== RECORDS SUPPLIED ==
#####

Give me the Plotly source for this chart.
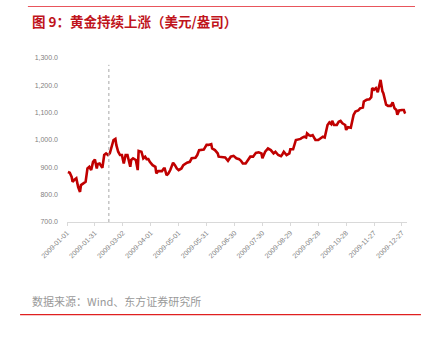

#####

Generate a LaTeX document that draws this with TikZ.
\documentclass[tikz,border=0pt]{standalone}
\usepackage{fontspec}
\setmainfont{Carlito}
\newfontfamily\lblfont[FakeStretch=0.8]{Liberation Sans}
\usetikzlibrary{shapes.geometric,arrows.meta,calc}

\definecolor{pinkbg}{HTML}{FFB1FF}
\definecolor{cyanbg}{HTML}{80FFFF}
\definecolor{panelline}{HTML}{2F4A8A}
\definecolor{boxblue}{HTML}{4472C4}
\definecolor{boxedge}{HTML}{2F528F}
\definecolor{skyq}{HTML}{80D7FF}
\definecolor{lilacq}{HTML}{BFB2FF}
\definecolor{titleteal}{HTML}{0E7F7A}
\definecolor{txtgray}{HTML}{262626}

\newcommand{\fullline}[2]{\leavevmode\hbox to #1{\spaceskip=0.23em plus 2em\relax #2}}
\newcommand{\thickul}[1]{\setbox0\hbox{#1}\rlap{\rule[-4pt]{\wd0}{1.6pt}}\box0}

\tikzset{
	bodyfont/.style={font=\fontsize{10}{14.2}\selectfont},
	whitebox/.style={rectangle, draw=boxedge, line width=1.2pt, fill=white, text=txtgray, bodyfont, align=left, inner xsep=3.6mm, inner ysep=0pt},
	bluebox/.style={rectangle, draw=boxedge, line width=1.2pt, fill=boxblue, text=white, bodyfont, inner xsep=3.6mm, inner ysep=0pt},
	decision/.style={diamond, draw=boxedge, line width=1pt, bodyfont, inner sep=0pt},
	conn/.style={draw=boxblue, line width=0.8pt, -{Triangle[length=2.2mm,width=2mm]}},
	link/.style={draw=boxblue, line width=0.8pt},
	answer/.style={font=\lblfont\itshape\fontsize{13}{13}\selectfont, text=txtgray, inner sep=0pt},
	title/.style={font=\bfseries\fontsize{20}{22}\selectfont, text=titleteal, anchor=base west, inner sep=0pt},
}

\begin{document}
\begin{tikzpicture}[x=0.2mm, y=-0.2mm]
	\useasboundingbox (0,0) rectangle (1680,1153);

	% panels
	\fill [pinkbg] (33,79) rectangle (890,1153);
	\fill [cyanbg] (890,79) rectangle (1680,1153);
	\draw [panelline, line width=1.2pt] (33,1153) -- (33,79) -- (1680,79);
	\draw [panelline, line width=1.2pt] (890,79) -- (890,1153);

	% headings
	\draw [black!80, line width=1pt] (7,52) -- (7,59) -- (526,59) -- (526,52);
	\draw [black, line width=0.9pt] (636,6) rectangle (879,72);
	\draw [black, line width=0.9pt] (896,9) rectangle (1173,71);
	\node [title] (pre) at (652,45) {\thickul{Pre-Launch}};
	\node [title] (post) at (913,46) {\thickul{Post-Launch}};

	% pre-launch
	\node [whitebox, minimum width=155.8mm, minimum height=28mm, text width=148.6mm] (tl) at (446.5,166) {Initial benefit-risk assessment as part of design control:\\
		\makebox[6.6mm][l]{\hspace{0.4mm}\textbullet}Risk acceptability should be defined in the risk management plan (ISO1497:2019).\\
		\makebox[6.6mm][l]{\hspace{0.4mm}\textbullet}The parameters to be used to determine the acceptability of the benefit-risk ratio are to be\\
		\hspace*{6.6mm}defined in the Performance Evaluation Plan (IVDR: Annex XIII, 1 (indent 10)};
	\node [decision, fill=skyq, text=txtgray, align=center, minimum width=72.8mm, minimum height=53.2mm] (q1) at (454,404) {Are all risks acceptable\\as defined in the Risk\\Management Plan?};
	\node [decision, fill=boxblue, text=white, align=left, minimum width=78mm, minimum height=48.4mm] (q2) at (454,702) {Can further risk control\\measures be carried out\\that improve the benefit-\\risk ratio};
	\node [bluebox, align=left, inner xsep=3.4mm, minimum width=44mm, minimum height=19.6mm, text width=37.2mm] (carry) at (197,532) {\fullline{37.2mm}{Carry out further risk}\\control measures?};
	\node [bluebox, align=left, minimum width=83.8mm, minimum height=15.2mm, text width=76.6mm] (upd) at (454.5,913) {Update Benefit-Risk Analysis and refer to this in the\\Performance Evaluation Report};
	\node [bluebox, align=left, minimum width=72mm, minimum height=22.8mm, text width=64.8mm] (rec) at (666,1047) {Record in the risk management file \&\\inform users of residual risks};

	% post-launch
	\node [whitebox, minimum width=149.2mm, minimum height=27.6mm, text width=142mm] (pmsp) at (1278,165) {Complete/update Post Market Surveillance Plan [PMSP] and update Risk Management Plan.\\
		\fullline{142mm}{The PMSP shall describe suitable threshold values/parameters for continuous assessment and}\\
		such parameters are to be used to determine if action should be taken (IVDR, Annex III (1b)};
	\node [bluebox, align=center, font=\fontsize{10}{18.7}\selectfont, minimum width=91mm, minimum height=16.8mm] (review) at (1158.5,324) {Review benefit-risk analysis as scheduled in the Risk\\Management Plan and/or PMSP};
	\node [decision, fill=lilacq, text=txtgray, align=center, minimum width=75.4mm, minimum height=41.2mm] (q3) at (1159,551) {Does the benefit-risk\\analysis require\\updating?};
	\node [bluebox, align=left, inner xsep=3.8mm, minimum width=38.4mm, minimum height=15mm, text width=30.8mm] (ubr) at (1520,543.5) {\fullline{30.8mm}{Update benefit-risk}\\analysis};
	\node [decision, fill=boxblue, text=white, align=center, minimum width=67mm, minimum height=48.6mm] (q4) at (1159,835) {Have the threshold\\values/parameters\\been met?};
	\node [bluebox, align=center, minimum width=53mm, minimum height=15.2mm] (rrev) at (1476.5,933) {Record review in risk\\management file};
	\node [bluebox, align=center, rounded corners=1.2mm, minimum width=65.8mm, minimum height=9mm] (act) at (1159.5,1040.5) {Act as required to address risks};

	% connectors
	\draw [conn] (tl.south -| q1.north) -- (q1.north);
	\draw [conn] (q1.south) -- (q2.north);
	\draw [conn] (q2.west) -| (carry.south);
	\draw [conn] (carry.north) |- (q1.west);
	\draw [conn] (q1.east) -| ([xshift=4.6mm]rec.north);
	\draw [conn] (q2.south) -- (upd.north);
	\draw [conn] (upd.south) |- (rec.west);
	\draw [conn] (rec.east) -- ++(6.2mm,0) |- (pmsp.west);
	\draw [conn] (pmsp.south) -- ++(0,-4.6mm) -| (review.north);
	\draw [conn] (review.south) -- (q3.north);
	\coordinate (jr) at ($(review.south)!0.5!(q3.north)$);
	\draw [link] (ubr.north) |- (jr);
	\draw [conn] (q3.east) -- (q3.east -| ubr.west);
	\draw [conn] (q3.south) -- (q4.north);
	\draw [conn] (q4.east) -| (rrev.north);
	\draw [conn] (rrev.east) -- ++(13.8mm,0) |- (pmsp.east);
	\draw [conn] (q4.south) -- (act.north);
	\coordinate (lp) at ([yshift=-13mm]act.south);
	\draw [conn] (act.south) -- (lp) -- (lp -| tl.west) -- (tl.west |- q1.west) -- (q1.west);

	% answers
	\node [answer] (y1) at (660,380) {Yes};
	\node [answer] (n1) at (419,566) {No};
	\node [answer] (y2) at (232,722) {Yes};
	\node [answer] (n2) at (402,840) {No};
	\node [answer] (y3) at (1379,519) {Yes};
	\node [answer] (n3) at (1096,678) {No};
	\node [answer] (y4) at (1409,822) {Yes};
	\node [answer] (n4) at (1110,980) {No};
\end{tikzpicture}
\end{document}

#####

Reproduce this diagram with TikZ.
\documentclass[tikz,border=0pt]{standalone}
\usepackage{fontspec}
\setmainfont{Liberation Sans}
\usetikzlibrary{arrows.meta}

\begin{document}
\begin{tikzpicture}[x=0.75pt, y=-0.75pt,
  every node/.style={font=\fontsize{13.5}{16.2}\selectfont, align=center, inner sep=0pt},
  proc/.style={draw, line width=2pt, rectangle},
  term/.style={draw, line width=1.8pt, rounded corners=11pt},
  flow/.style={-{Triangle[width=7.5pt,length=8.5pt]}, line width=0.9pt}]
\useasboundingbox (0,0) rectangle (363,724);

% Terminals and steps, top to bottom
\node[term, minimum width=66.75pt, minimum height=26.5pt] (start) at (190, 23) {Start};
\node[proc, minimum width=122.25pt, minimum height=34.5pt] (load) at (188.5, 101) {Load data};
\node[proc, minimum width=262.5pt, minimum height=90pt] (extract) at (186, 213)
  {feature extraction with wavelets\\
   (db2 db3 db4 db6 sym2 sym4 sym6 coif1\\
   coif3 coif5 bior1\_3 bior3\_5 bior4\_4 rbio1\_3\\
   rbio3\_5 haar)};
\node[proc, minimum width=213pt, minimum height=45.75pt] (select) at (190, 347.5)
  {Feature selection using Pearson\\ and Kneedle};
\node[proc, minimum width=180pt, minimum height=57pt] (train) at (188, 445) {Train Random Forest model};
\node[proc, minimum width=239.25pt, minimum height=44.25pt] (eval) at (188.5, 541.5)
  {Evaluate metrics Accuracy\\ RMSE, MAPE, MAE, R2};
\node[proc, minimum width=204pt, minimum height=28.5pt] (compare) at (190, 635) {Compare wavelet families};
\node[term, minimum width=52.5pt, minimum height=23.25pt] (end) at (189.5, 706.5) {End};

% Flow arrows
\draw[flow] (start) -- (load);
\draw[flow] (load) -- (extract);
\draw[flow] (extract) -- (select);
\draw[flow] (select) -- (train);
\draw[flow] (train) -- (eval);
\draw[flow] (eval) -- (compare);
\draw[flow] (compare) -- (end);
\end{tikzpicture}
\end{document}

#####

== GIVEN TASK ==
Exactly the lines from the one holding "Generate a LaTeX" through the one holding "(890,79) -- (890,1153);" should be printed, ends included.

== REPLY ==
Generate a LaTeX document that draws this with TikZ.
\documentclass[tikz,border=0pt]{standalone}
\usepackage{fontspec}
\setmainfont{Carlito}
\newfontfamily\lblfont[FakeStretch=0.8]{Liberation Sans}
\usetikzlibrary{shapes.geometric,arrows.meta,calc}

\definecolor{pinkbg}{HTML}{FFB1FF}
\definecolor{cyanbg}{HTML}{80FFFF}
\definecolor{panelline}{HTML}{2F4A8A}
\definecolor{boxblue}{HTML}{4472C4}
\definecolor{boxedge}{HTML}{2F528F}
\definecolor{skyq}{HTML}{80D7FF}
\definecolor{lilacq}{HTML}{BFB2FF}
\definecolor{titleteal}{HTML}{0E7F7A}
\definecolor{txtgray}{HTML}{262626}

\newcommand{\fullline}[2]{\leavevmode\hbox to #1{\spaceskip=0.23em plus 2em\relax #2}}
\newcommand{\thickul}[1]{\setbox0\hbox{#1}\rlap{\rule[-4pt]{\wd0}{1.6pt}}\box0}

\tikzset{
	bodyfont/.style={font=\fontsize{10}{14.2}\selectfont},
	whitebox/.style={rectangle, draw=boxedge, line width=1.2pt, fill=white, text=txtgray, bodyfont, align=left, inner xsep=3.6mm, inner ysep=0pt},
	bluebox/.style={rectangle, draw=boxedge, line width=1.2pt, fill=boxblue, text=white, bodyfont, inner xsep=3.6mm, inner ysep=0pt},
	decision/.style={diamond, draw=boxedge, line width=1pt, bodyfont, inner sep=0pt},
	conn/.style={draw=boxblue, line width=0.8pt, -{Triangle[length=2.2mm,width=2mm]}},
	link/.style={draw=boxblue, line width=0.8pt},
	answer/.style={font=\lblfont\itshape\fontsize{13}{13}\selectfont, text=txtgray, inner sep=0pt},
	title/.style={font=\bfseries\fontsize{20}{22}\selectfont, text=titleteal, anchor=base west, inner sep=0pt},
}

\begin{document}
\begin{tikzpicture}[x=0.2mm, y=-0.2mm]
	\useasboundingbox (0,0) rectangle (1680,1153);

	% panels
	\fill [pinkbg] (33,79) rectangle (890,1153);
	\fill [cyanbg] (890,79) rectangle (1680,1153);
	\draw [panelline, line width=1.2pt] (33,1153) -- (33,79) -- (1680,79);
	\draw [panelline, line width=1.2pt] (890,79) -- (890,1153);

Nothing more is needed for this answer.